Significance. If the modeling and inference steps hold, the framework supplies a statistically grounded bridge between standard RL evaluation metrics and deployment-oriented validation under uncertainty. The explicit construction of posterior approval probability and risk, together with the sequential procedure and the reported divergence from empirical frequency in the PPO/SAC experiments, constitute a concrete contribution that could be generalized to other learned autonomous systems. The work is strengthened by the provision of the capability model, likelihood construction, and comparative simulation evidence.

minor comments (3)
  1. §3 (or equivalent): the likelihood function for touchdown safety under uncertain conditions should be stated explicitly with its dependence on policy parameters and environmental variables; the current description leaves the precise form of the observation model implicit.
  2. Figure 4 (or equivalent simulation comparison): axis labels and legend entries should clarify whether the plotted quantities are posterior means, credible intervals, or point estimates of approval probability; the current caption is ambiguous on this point.
  3. The sequential validation algorithm (Algorithm 1) would benefit from an explicit statement of the decision thresholds used for approve/reject/continue and how they relate to the posterior risk metric.

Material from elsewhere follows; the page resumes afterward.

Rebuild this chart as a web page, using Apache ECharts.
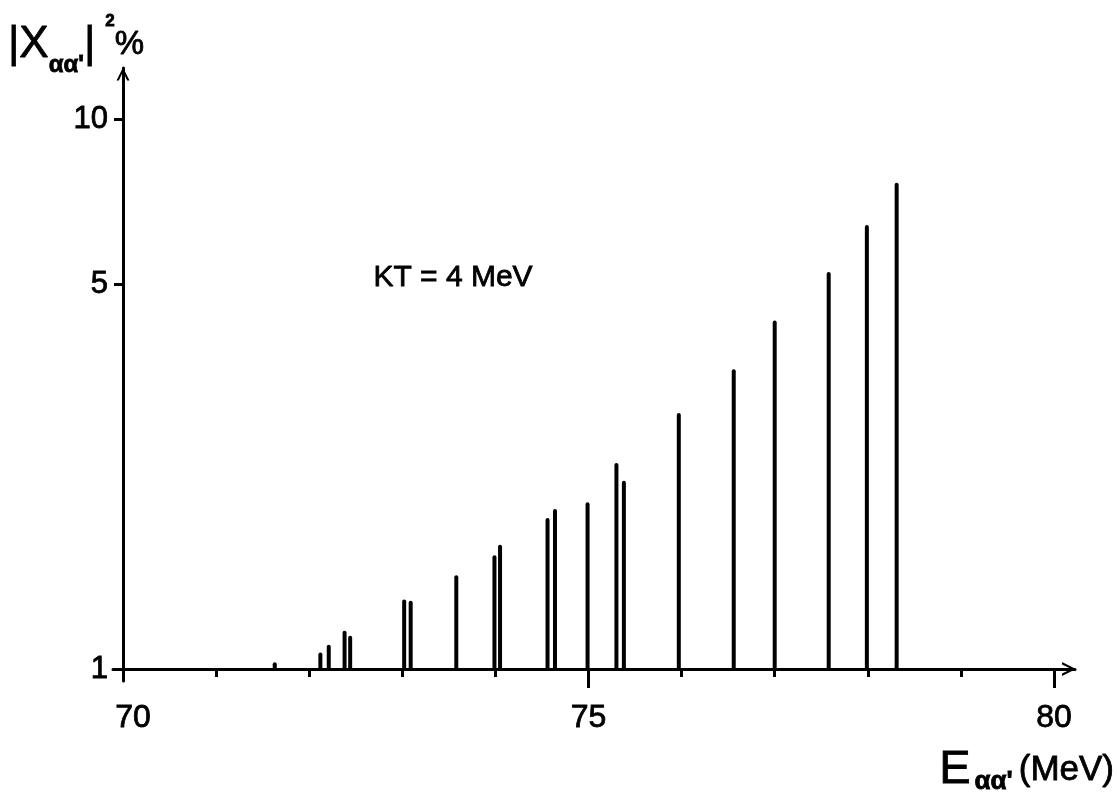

Simulated Author's Rebuttal

0 responses · 0 unresolved

We thank the referee for the positive assessment of the contribution, the significance statement, and the recommendation for minor revision. No specific major comments were provided in the report.

Circularity Check

0 steps flagged

No significant circularity

full rationale

The paper introduces a probabilistic landing capability model and applies standard Bayesian posterior inference to finite rollout data to compute approval probabilities and risk metrics. These quantities are defined directly from the likelihood of touchdown safety under uncertainty and a prior; they do not reduce to fitted parameters renamed as predictions, nor does any central claim rest on self-citation chains or imported uniqueness theorems. The reported simulation comparisons (PPO/SAC policies) demonstrate divergence from empirical frequency under small budgets, providing an independent empirical check rather than a tautological equivalence. The derivation remains self-contained against external benchmarks with no load-bearing steps that collapse to inputs by construction.

Axiom & Free-Parameter Ledger

0 free parameters · 0 axioms · 0 invented entities

Abstract provides no explicit free parameters, axioms, or invented entities; the framework introduces new probabilistic quantities whose definitions and assumptions are not detailed.